Oh, and more about razors. I have always been a Gillette man because when I was sixteen and first started having to shave (weekly, but so what, it was necessary), Gillette magically sent me a razor in the mail. I've never known how they knew it was time for me to get my own razor, but I've always respected them for being there for me. I am nothing if not loyal.

And drunk. I'm usually drunk, too.

Sunday I went grocery shopping at my local Publix (accept no substitutes unless, you know, you don't have a local Publix because then you have no choice on the matter) and for the first time in my life I did not get carded for beer by my check-out girl.
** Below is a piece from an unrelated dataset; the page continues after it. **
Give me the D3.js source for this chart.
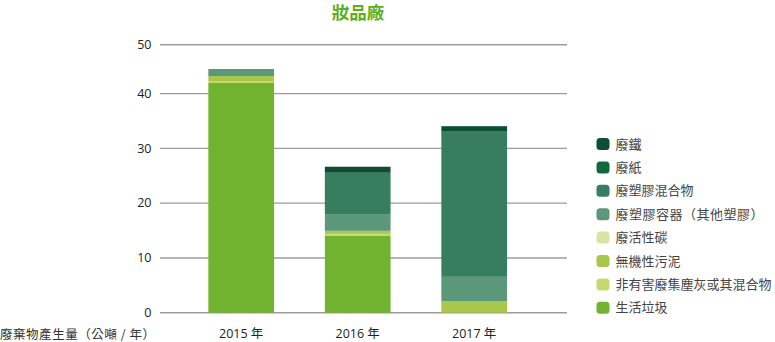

I inquired as to why she didn't card me and she said that I looked old enough. I think a piece of me fell off, died, and decided to spend the rest of its life in that Publix. I mean, fuck! Getting old sucks.

The Saint Louis Cardinals are trying to give me an aneurism. I swear to God.

And finally, because logic and fluidity fell asleep on a park bench while waiting for the bus, I leave you with the following, which was sent to me (by a girl, I hope) in an email.

“If you're ever in Arizona, no one gives better blowjobs than I do. I don't even mind if you drink beer and watch TV while I pleasure you.”